Even without the formula, if you think about what your list shows, you have doubled some selections. A and B is the same as B and A

Think of it this way: Treat the podium as a cup. If you put one A in the cup and one B in the cup, it is no different than one B and one A.

It's been quite some time since this was posted, but I have a quick question about how to solve this problem using fractional probability instead of combinatorics. I tried to solve the problem using the following:

P(\geq{\text{2 Triplets}})=P(\text{2 Triplets})+P(\text{3 Triplets})

P(\geq{ \text{2 Triplets}})=(\frac{3}{9} \times \frac{2}{8} \times \frac{6}{7})+(\frac{3}{9} \times \frac{2}{8} \times \frac{1}{7})

P(\geq{ \text{2 Triplets}})=\frac{6}{84}+\frac{1}{84}=\frac{7}{84}

I realize that in order to get to the original answer, I would have had to multiply the initial \frac{6}{84} by 3, and proceed to calculate \frac{19}{84}, but I do not understand why this is the case, since the order of the triplets should not matter.

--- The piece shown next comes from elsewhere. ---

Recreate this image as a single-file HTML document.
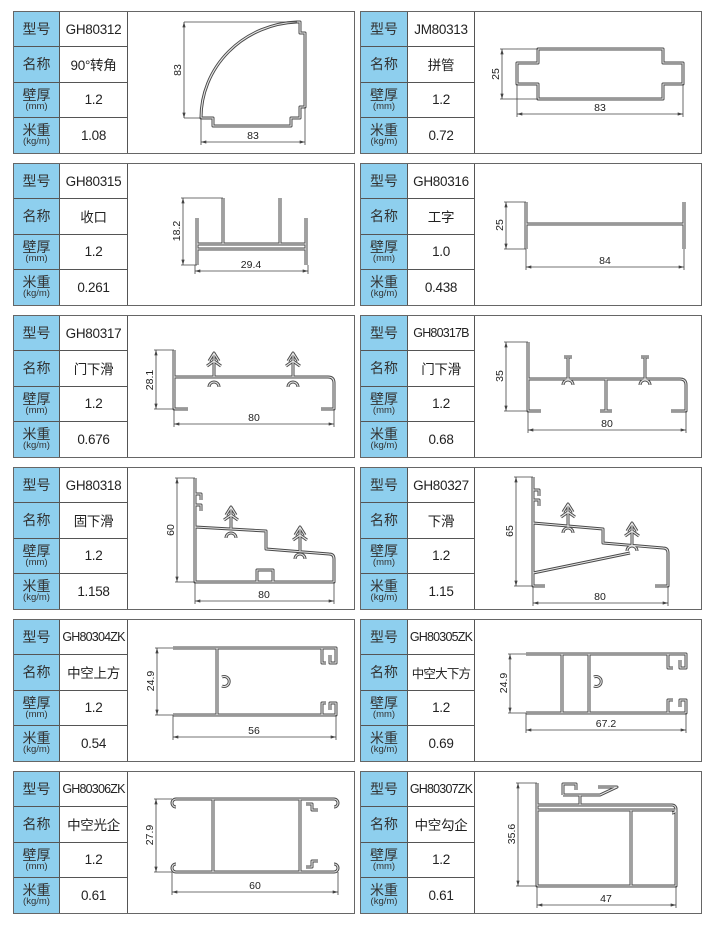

In another problem from MGMAT's CAT test, I was able to solve for the desired probability using fractional probabilities only:

"Bill has a small deck of 12 playing cards made up of only 2 suits of 6 cards each. Each of the 6 cards within a suit has a different value from 1 to 6; thus, for each value from 1 to 6, there are two cards in the deck with that value. Bill likes to play a game in which he shuffles the deck, turns over 4 cards, and looks for pairs of cards that have the same value. What is the chance that Bill finds at least one pair of cards that have the same value?"

P(\geq \text{1 pair})=1- \text{ P}( \text{No Pairs})

P(\geq \text{1 pair})=1-(\frac{12}{12} \times \frac{10}{11} \times \frac{8}{10} \times \frac{6}{9})=1-\frac{16}{33}=\frac{17}{33}

Of course, this problem could have also been solved using combinatorics, but I feel the fractional approach would probably be quicker in a live scenario. However, over the course of my review, I've found the fractional method to be unreliable, whereas combinatorics are typically universally applicable (though they can take significantly longer in some instances).

I am curious as to why the solution for the second problem involving the playing cards worked whereas my solution to the original triplet question did not. I am not really sure why I have to multiply that initial \frac{6}{84} by 3 to get the right answer, and I would like to have a concrete understanding of this issue to help me solve similar problems.

DD, thanks for the quick response.

I'm still a little fuzzy on why \frac{3}{9} \times \frac{2}{8} \times \frac{6}{7} from the triplets problem implies that order matters whereas the \frac{12}{12} \times \frac{10}{11} \times \frac{8}{10} \times \frac{6}{9} from the card pairs problem does not.

Could you help explain this as well?